I eased it free, careful not to wake her. The drawing was typical: a tall building that stretched to the top of the page, two stick figures holding hands on what was clearly a cantilevered deck. A third, smaller figure peeked from inside the structure, half-hidden behind wavy lines that might have been glass.

She'd labeled it in careful four-year-old letters: Our secret tower.

My throat closed so tight I had to sit on the edge of her bed. The paper shook in my hands. When had she drawn this? While I was letting Gabriel's mouth almost undo five years of careful lies?

She stirred, tilting her head in her sleep exactly like her father did when something didn't add up. Her green eyes fluttered open for a moment.

"Mama?" she mumbled. "Did you make the building taller today?"

I smoothed her curls back, heart cracking. "A little bit, baby. Go back to sleep."
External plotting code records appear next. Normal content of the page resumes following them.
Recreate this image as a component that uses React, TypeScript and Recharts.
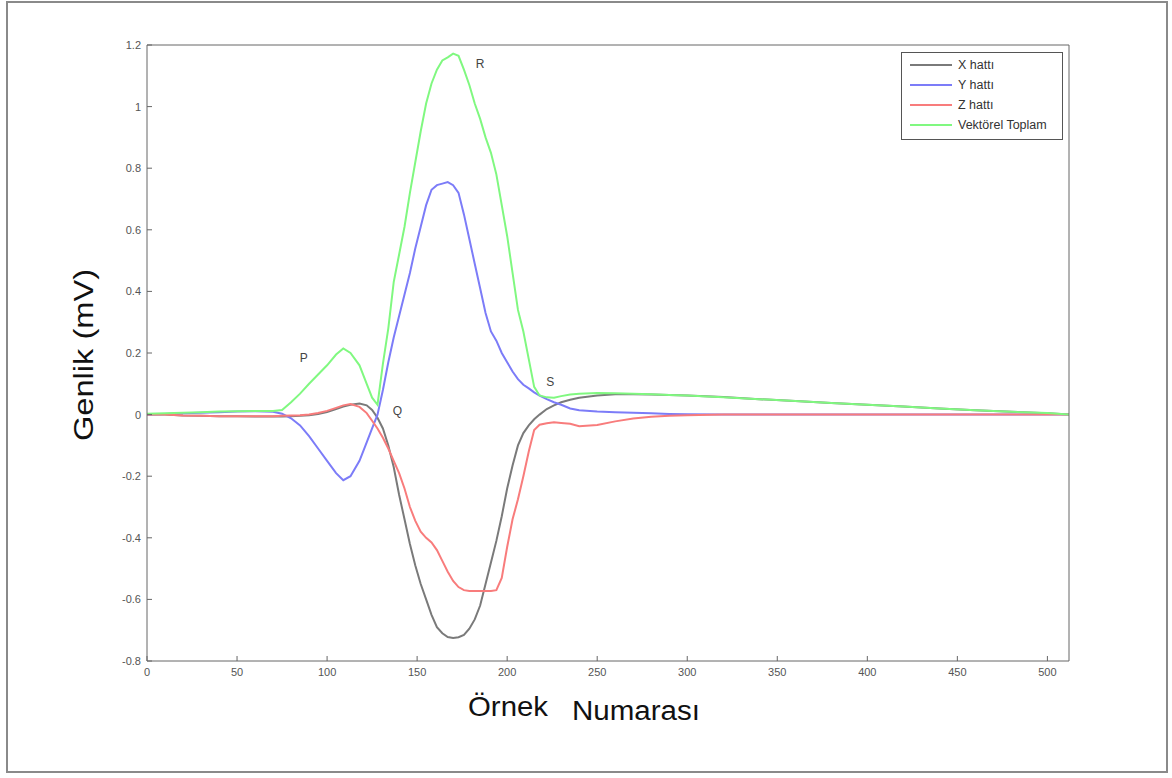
import { LineChart, Line, XAxis, YAxis, ReferenceDot, Label } from 'recharts';

const samples = [0, 10, 20, 30, 40, 50, 60, 70, 75, 80, 85, 90, 95, 100, 105, 109, 113, 118, 122, 125, 128, 131, 134, 137, 140, 143, 146, 149, 152, 155, 158, 161, 164, 167, 170, 173, 176, 179, 182, 185, 188, 191, 194, 197, 200, 203, 206, 209, 212, 215, 218, 222, 226, 230, 235, 240, 250, 260, 270, 280, 290, 300, 320, 340, 360, 380, 400, 420, 440, 460, 480, 500, 512];

const xLine = [0, 0, -0.003, -0.004, -0.005, -0.005, -0.006, -0.006, -0.006, -0.005, -0.004, -0.002, 0.002, 0.008, 0.018, 0.026, 0.032, 0.036, 0.03, 0.015, -0.01, -0.045, -0.1, -0.17, -0.26, -0.34, -0.42, -0.49, -0.55, -0.6, -0.65, -0.69, -0.71, -0.722, -0.725, -0.723, -0.715, -0.695, -0.665, -0.62, -0.55, -0.48, -0.41, -0.33, -0.24, -0.165, -0.1, -0.06, -0.035, -0.015, 0, 0.018, 0.03, 0.04, 0.048, 0.055, 0.062, 0.066, 0.066, 0.065, 0.064, 0.062, 0.057, 0.05, 0.044, 0.038, 0.032, 0.026, 0.02, 0.014, 0.009, 0.004, 0];

const yLine = [0, 0.002, 0.004, 0.006, 0.008, 0.01, 0.011, 0.009, 0.003, -0.012, -0.035, -0.07, -0.11, -0.15, -0.19, -0.213, -0.2, -0.15, -0.09, -0.045, 0, 0.08, 0.17, 0.25, 0.32, 0.39, 0.46, 0.54, 0.61, 0.68, 0.73, 0.745, 0.75, 0.755, 0.745, 0.72, 0.65, 0.57, 0.49, 0.41, 0.33, 0.27, 0.24, 0.2, 0.17, 0.14, 0.115, 0.097, 0.085, 0.072, 0.062, 0.05, 0.04, 0.032, 0.02, 0.014, 0.01, 0.008, 0.006, 0.004, 0.002, 0.001, 0, 0, 0, 0, 0, 0, 0, 0, 0, 0, 0];

const zLine = [0, 0, -0.003, -0.004, -0.005, -0.005, -0.005, -0.005, -0.004, -0.003, -0.002, 0, 0.005, 0.012, 0.022, 0.03, 0.034, 0.025, 0.005, -0.02, -0.045, -0.075, -0.11, -0.15, -0.19, -0.24, -0.3, -0.345, -0.38, -0.4, -0.415, -0.44, -0.475, -0.51, -0.54, -0.56, -0.57, -0.573, -0.573, -0.573, -0.573, -0.573, -0.57, -0.53, -0.43, -0.34, -0.275, -0.2, -0.12, -0.05, -0.033, -0.028, -0.025, -0.027, -0.03, -0.038, -0.034, -0.022, -0.013, -0.007, -0.004, -0.002, 0, 0, 0, 0, 0, 0, 0, 0, 0, 0, 0];

const vecSum = [0.003, 0.004, 0.006, 0.008, 0.01, 0.011, 0.012, 0.012, 0.015, 0.04, 0.068, 0.1, 0.13, 0.16, 0.195, 0.215, 0.2, 0.16, 0.1, 0.055, 0.032, 0.165, 0.28, 0.43, 0.52, 0.61, 0.72, 0.82, 0.92, 1.01, 1.075, 1.12, 1.15, 1.16, 1.172, 1.165, 1.12, 1.07, 1.01, 0.96, 0.9, 0.85, 0.78, 0.68, 0.58, 0.46, 0.34, 0.27, 0.18, 0.09, 0.062, 0.056, 0.055, 0.06, 0.065, 0.068, 0.07, 0.069, 0.068, 0.066, 0.064, 0.062, 0.056, 0.05, 0.044, 0.038, 0.032, 0.026, 0.02, 0.014, 0.009, 0.005, 0];

const xTicks = [0, 50, 100, 150, 200, 250, 300, 350, 400, 450, 500];
const yTicks = [-0.8, -0.6, -0.4, -0.2, 0, 0.2, 0.4, 0.6, 0.8, 1, 1.2];

const seriesNames = ['X hattı', 'Y hattı', 'Z hattı', 'Vektörel Toplam'];
const seriesKeys = ['x', 'y', 'z', 'v'];
const seriesColors = ['#7a7a7a', '#7c7cf8', '#f87c7c', '#80f880'];

const waveLabels = ['P', 'Q', 'R', 'S'];
const waveAt = [87, 139, 185, 224];
const waveLevel = [0.185, 0.013, 1.14, 0.107];

const rows = samples.map((s, i) => ({ s, x: xLine[i], y: yLine[i], z: zLine[i], v: vecSum[i] }));

const font = 'Arial, "Liberation Sans", sans-serif';
const tickStyle = { fontSize: 11, fill: '#555', fontFamily: font };

function LegendBox() {
  return (
    <div style={{ position: 'absolute', left: 901, top: 52, border: '1px solid #555', background: '#fff', width: 162, height: 88, padding: '2px 0 0 8px', boxSizing: 'border-box', fontFamily: font, fontSize: 12.5, color: '#333' }}>
      {seriesNames.map((name, i) => (
        <div key={name} style={{ display: 'flex', alignItems: 'center', height: 20, whiteSpace: 'nowrap' }}>
          <div style={{ width: 42, height: 2, background: seriesColors[i], marginRight: 6 }} />
          {name}
        </div>
      ))}
    </div>
  );
}

export default function App() {
  return (
    <div style={{ position: 'absolute', left: 0, top: 0, width: 1172, height: 778, background: '#fff' }}>
      <div style={{ position: 'absolute', left: 6, top: 1, width: 1162, height: 772, border: '2px solid #8a8a8a', boxSizing: 'border-box' }} />
      <LineChart width={1172} height={778} data={rows} margin={{ top: 44, right: 102, bottom: 87, left: 107 }} style={{ position: 'absolute', left: 0, top: 0 }}>
        <XAxis dataKey="s" type="number" domain={[0, 512]} ticks={xTicks} allowDataOverflow
          stroke="#666" tick={tickStyle} tickSize={-5} tickMargin={12} height={30}>
          <Label content={() => (
            <g fontFamily={font} fill="#111">
              <text x={468} y={716} fontSize={28} textLength={80} lengthAdjust="spacingAndGlyphs">Örnek</text>
              <text x={572} y={720} fontSize={27} textLength={128} lengthAdjust="spacingAndGlyphs">Numarası</text>
            </g>
          )} />
        </XAxis>
        <XAxis xAxisId="top" orientation="top" dataKey="s" type="number" domain={[0, 512]} ticks={xTicks} allowDataOverflow
          stroke="#666" tick={false} tickSize={-5} height={1} />
        <YAxis type="number" domain={[-0.8, 1.2]} ticks={yTicks} allowDataOverflow width={40}
          stroke="#666" tick={tickStyle} tickSize={-5} tickMargin={11}>
          <Label content={() => (
            <text x={0} y={0} transform="translate(93,355) rotate(-90)" textAnchor="middle" fontSize={28} fontFamily={font} fill="#111"
              textLength={172} lengthAdjust="spacingAndGlyphs">Genlik (mV)</text>
          )} />
        </YAxis>
        <YAxis yAxisId="right" orientation="right" type="number" domain={[-0.8, 1.2]} ticks={yTicks} allowDataOverflow
          stroke="#666" tick={false} tickSize={-5} width={1} />
        <Line xAxisId="top" yAxisId="right" dataKey="v" stroke="none" dot={false} legendType="none" isAnimationActive={false} />
        {seriesKeys.map((k, i) => (
          <Line key={k} dataKey={k} name={seriesNames[i]} type="linear" stroke={seriesColors[i]} strokeWidth={2} dot={false} isAnimationActive={false} />
        ))}
        {waveLabels.map((w, i) => (
          <ReferenceDot key={w} x={waveAt[i]} y={waveLevel[i]} r={0} stroke="none" fill="none"
            label={{ value: w, position: 'center', fill: '#444', fontSize: 12, fontFamily: font }} />
        ))}
      </LineChart>
      <LegendBox />
    </div>
  );
}
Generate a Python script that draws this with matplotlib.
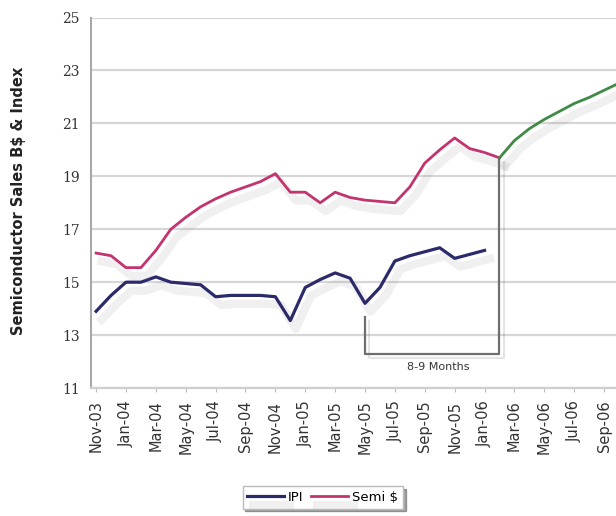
import numpy as np
import matplotlib
matplotlib.use("Agg")
import matplotlib.pyplot as plt
import matplotlib.patheffects as pe

# month labels every second month, Nov-03 .. Sep-06
tick_labels = ["Nov-03", "Jan-04", "Mar-04", "May-04", "Jul-04", "Sep-04",
               "Nov-04", "Jan-05", "Mar-05", "May-05", "Jul-05", "Sep-05",
               "Nov-05", "Jan-06", "Mar-06", "May-06", "Jul-06", "Sep-06"]

# monthly values starting Nov-03
ipi = [13.9, 14.5, 15.0, 15.0, 15.2, 15.0, 14.95, 14.9, 14.45, 14.5, 14.5,
       14.5, 14.45, 13.55, 14.8, 15.1, 15.35, 15.15, 14.2, 14.8, 15.8, 16.0,
       16.15, 16.3, 15.9, 16.05, 16.2]
semi = [16.1, 16.0, 15.55, 15.55, 16.2, 17.0, 17.45, 17.85, 18.15, 18.4,
        18.6, 18.8, 19.1, 18.4, 18.4, 18.0, 18.4, 18.2, 18.1, 18.05, 18.0,
        18.6, 19.5, 20.0, 20.45, 20.05, 19.9, 19.7]
# projected semi sales from Feb-06 on
semi_fcst = [19.7, 20.35, 20.8, 21.15, 21.45, 21.75, 21.98, 22.25, 22.52]

lead_from = 18   # May-05, IPI trough
lead_to = 27     # Feb-06, semi trough

navy = "#2b2a6b"
pink = "#c2336f"
green = "#3f8a45"

fig = plt.figure(figsize=(6.16, 5.16), dpi=100)
ax = fig.add_axes([0.148, 0.248, 0.852, 0.718])

shadow = [pe.SimpleLineShadow(offset=(4, -6), shadow_color="#909090", alpha=0.13, linewidth=6),
          pe.Normal()]

x_ipi = np.arange(len(ipi))
x_semi = np.arange(len(semi))
x_fc = np.arange(len(semi) - 1, len(semi) - 1 + len(semi_fcst))

l1, = ax.plot(x_ipi, ipi, color=navy, lw=2.3, label="IPI", path_effects=shadow, zorder=3)
l2, = ax.plot(x_semi, semi, color=pink, lw=2.0, label="Semi $", path_effects=shadow, zorder=3)
ax.plot(x_fc, semi_fcst, color=green, lw=2.0, path_effects=shadow, zorder=3)

# lead bracket
ybot = 12.28
ax.plot([lead_from, lead_from, lead_to, lead_to],
        [ipi[lead_from] - 0.5, ybot, ybot, semi[lead_to]],
        color="#6e6e6e", lw=1.6, zorder=2,
        path_effects=[pe.SimpleLineShadow(offset=(3, -3), alpha=0.1), pe.Normal()])
ax.text((lead_from + lead_to) / 2 + 0.4, 11.78, "8-9 Months", ha="center", va="center",
        fontsize=8, color="#333333")

ax.set_xlim(-0.33, 34.8)
ax.set_ylim(11, 25)
ax.set_yticks(np.arange(11, 26, 2))
ax.set_yticklabels([str(v) for v in range(11, 26, 2)], family="DejaVu Serif",
                   fontsize=10, color="#333333")
ax.set_xticks(np.arange(0, 2 * len(tick_labels), 2))
ax.set_xticklabels(tick_labels, rotation=90, fontsize=10.5, color="#333333")
ax.tick_params(axis="y", length=0, pad=8)
ax.tick_params(axis="x", length=3, color="#bbbbbb", pad=6)

ax.yaxis.grid(True, color="#d6d6d6", lw=1.6)
ax.set_axisbelow(True)
for s in ["top", "right"]:
    ax.spines[s].set_visible(False)
ax.spines["left"].set_color("#a8a8a8")
ax.spines["left"].set_linewidth(1.5)
ax.spines["bottom"].set_color("#cfcfcf")
ax.spines["bottom"].set_linewidth(1.6)

fig.text(0.03, 0.61, "Semiconductor Sales B$ & Index", rotation=90, ha="center",
         va="center", fontsize=10.5, fontweight="bold", color="#222222")

leg = fig.legend(handles=[l1, l2], loc="center", bbox_to_anchor=(0.524, 0.036),
                 ncol=2, fontsize=9.5, frameon=True, shadow=True, fancybox=False,
                 handlelength=2.8, handletextpad=0.3, columnspacing=0.6,
                 borderpad=0.35, edgecolor="#bbbbbb")

fig.savefig("out.png", dpi=100)
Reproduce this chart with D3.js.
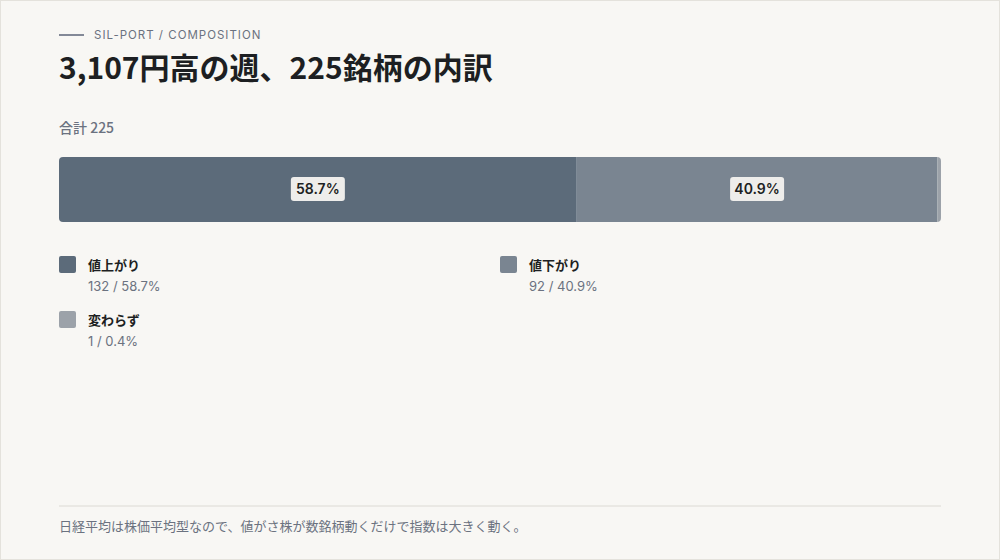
<!DOCTYPE html>
<html><head><meta charset="utf-8">
<script src="https://cdn.jsdelivr.net/npm/d3@7"></script>
<style>
body{margin:0;background:#f8f7f4;font-family:"Noto Sans CJK JP","Inter",sans-serif;}
svg{display:block}
</style></head>
<body><svg id="chart" width="1000" height="560"></svg>
<script>
var categories = ["値上がり", "値下がり", "変わらず"];
var counts = [132, 92, 1];
var shares = [58.7, 40.9, 0.4];
var colors = ["#5c6b7a", "#7a8591", "#9ca2a9"];
var total = 225;

var svg = d3.select("#chart");
var font = "'Noto Sans CJK JP', sans-serif";
svg.append("rect").attr("x", 0.5).attr("y", 0.5).attr("width", 999).attr("height", 559)
    .attr("fill", "#f8f7f4").attr("stroke", "#e4e2dc");

svg.append("line").attr("x1", 59).attr("x2", 84).attr("y1", 35).attr("y2", 35)
    .attr("stroke", "#5c6478").attr("stroke-width", 1.5);
svg.append("text").attr("x", 94).attr("y", 39).text("SIL-PORT / COMPOSITION")
    .style("font-family", "Inter, sans-serif").style("font-size", "11.5px")
    .style("letter-spacing", "1px").style("fill", "#6b7280");
svg.append("text").attr("x", 59).attr("y", 79).text("3,107円高の週、225銘柄の内訳")
    .style("font-family", font).style("font-size", "30px").style("font-weight", 700)
    .style("fill", "#1d1f22");
svg.append("text").attr("x", 59).attr("y", 133).text("合計 " + total)
    .style("font-family", font).style("font-size", "14px").style("font-weight", 500)
    .style("fill", "#6b7280");

var x = d3.scaleLinear().domain([0, 100]).range([59, 941]);
var starts = [];
var acc = 0;
shares.forEach(function(s) { starts.push(acc); acc += s; });

var clip = svg.append("clipPath").attr("id", "barclip");
clip.append("rect").attr("x", x(0)).attr("y", 157).attr("width", x(100) - x(0))
    .attr("height", 65).attr("rx", 4);
var bar = svg.append("g").attr("clip-path", "url(#barclip)");
bar.selectAll("rect.seg")
    .data(shares)
    .enter()
    .append("rect")
    .attr("class", "seg")
    .attr("x", function(d, i) { return x(starts[i]); })
    .attr("y", 157)
    .attr("width", function(d) { return x(d) - x(0); })
    .attr("height", 65)
    .style("fill", function(d, i) { return colors[i]; });

var labs = svg.selectAll("g.lab")
    .data(shares.filter(function(d) { return d > 5; }))
    .enter()
    .append("g")
    .attr("transform", function(d, i) {
      return "translate(" + (x(starts[i] + d / 2)) + ",189)";
    });
labs.append("rect").attr("x", -27).attr("y", -12).attr("width", 54).attr("height", 24)
    .attr("rx", 3).style("fill", "#eeedeb");
labs.append("text").attr("y", 5).attr("text-anchor", "middle")
    .text(function(d) { return d.toFixed(1) + "%"; })
    .style("font-family", "Inter, sans-serif").style("font-size", "14px")
    .style("font-weight", 600).style("fill", "#1d1f22");

var legend = svg.selectAll("g.leg")
    .data(categories)
    .enter()
    .append("g")
    .attr("transform", function(d, i) {
      return "translate(" + (i == 1 ? 500 : 59) + "," + (i == 2 ? 311 : 256) + ")";
    });
legend.append("rect").attr("width", 17).attr("height", 17).attr("rx", 2)
    .style("fill", function(d, i) { return colors[i]; });
legend.append("text").attr("x", 29).attr("y", 14).text(function(d) { return d; })
    .style("font-family", font).style("font-size", "13px").style("font-weight", 700)
    .style("fill", "#1d1f22");
legend.append("text").attr("x", 29).attr("y", 35)
    .text(function(d, i) { return counts[i] + " / " + shares[i].toFixed(1) + "%"; })
    .style("font-family", "Inter, sans-serif").style("font-size", "13px")
    .style("fill", "#6b7280");

svg.append("line").attr("x1", 59).attr("x2", 941).attr("y1", 506).attr("y2", 506)
    .attr("stroke", "#dcdad4");
svg.append("text").attr("x", 59).attr("y", 531)
    .text("日経平均は株価平均型なので、値がさ株が数銘柄動くだけで指数は大きく動く。")
    .style("font-family", font).style("font-size", "13px").style("fill", "#6b7280");
</script></body></html>
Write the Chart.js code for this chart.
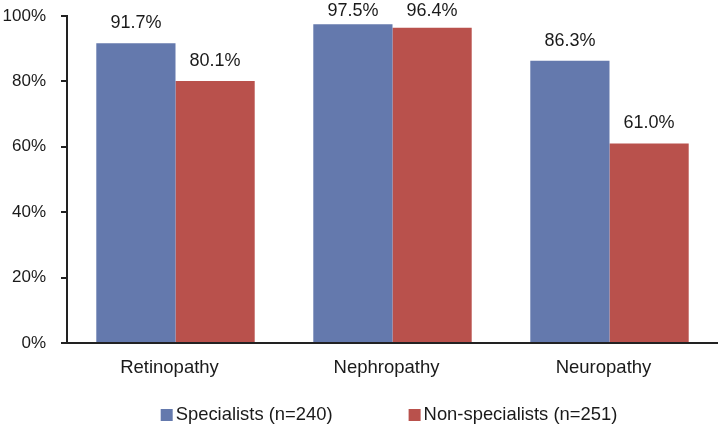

She did, trustingly. I stayed there until my legs went numb, the drawing burning a hole in my pocket.

My phone lit up on the nightstand. A new email. From Gabriel. Sent at 2:47 a.m., because of course it was.

Subject: We're not finished.

The body was brief. Almost clinical. Except for the last line.

The atrium needs more work. Meet me at the site tomorrow at ten. And Maggie... whatever you're building those walls to protect, I promise I'm not the wrecking ball you think I am.

I stared at the screen until it went dark. Outside, headlights swept across my driveway. A town car, sleek and black, pulled up behind my hybrid. The driver's door opened.

Gabriel stepped out into the drizzle, looking up at my house like it held every answer he'd been chasing.

My pulse roared in my ears. The drawing crinkled in my fist as I stood at the window, caught between the sleeping child who shared his eyes and the man who'd come looking for truths I wasn't ready to give.